A sexual assault case against comedian Bill Cosby can proceed, a judge ruled Wednesday, clearing the way for prosecutors to try the embattled comedian over allegations a dozen years old.

Montgomery County Common Pleas Judge Steven T. O’Neill rejected defense arguments that Cosby had secured an immunity agreement in 2005 from the former county prosecutor that the case would never be reopened.

At the heart of the felony aggravated assault charge against Cosby is the alleged 2004 drugging and molestation of a former Temple University athletics official at the comedian’s suburban Philadelphia estate. The criminal case here is the first brought against the 78-year-old comedian, who has been accused of assault by more than 50 women, many of whom have filed civil lawsuits and claim they were also drugged.

“A secret agreement that permits a wealthy defendant to buy his way out of a criminal case isn’t right,” argued District Attorney Kevin Steele.

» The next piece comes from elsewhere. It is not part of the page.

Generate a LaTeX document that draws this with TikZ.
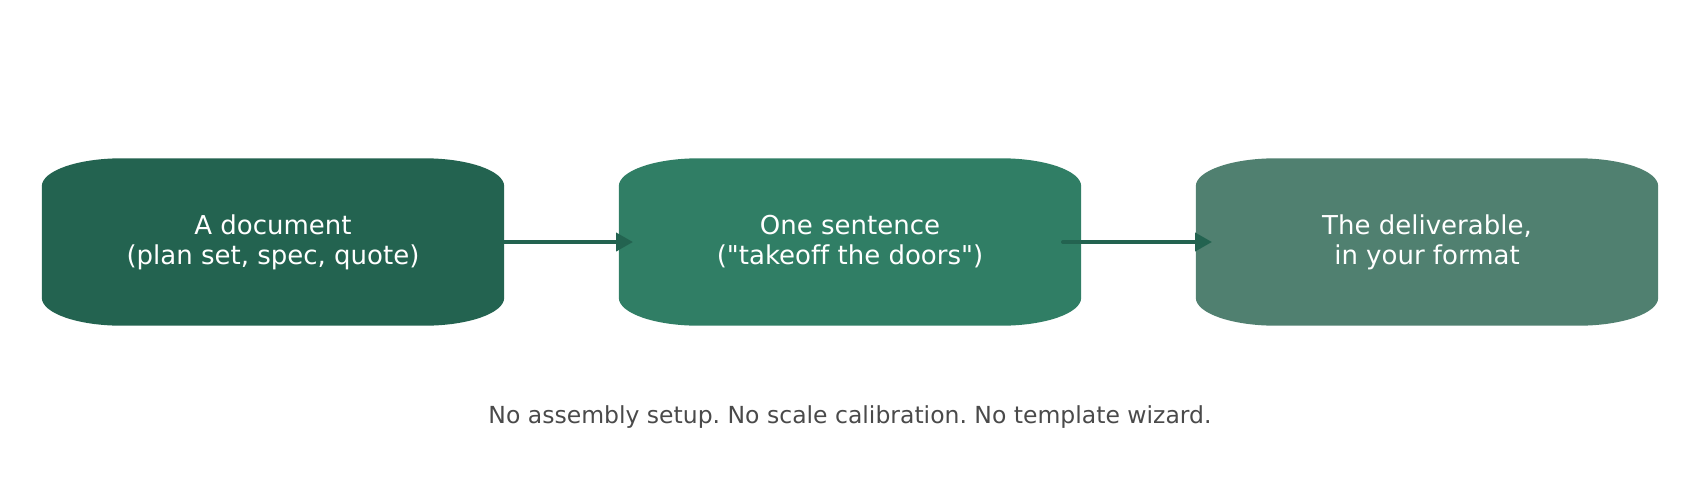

Cosby’s attorneys said the non-prosecution agreement was reflected in a news release issued by former district attorney Bruce L. Castor Jr. and was buttressed by an oral agreement that the DA made with Cosby’s then-criminal defense attorney, who has since died.

Castor, a polarizing and loquacious figure in local politics, took the witness stand for seven hours Tuesday, in part explaining why he didn’t press charges against Cosby in 2005. Although Castor believed the accuser, Andrea Constand, he noted several weaknesses in the case, including that Constand did not bring forth her allegations for a year. (Steele defeated Castor in an election last November, and the reopening the Cosby case was a central issue in the race.)

Castor said he believed that Constand’s allegations of assault would be better addressed in civil court. Ultimately, Constand filed a civil lawsuit that she and Cosby settled privately — but not before Cosby had to answer questions about, among other things, providing powerful drugs to women he wanted to have sex with. Those admissions, made in depositions, caused a firestorm when they were revealed last year.

John P. Schmitt, Cosby’s longtime personal attorney, said he would never have allowed Cosby to be deposed in the civil suit if the prosecutor’s oral agreement were not binding.

“A promise of a prosecutor, even an oral promise, is one that is absolute, 100 percent enforceable,” argued Cosby lawyer Christopher Tayback.

Cosby was charged in December, days before the 12-year statute of felony limitations expired. He has yet to enter a plea. A preliminary evidentiary hearing has been set for March 8.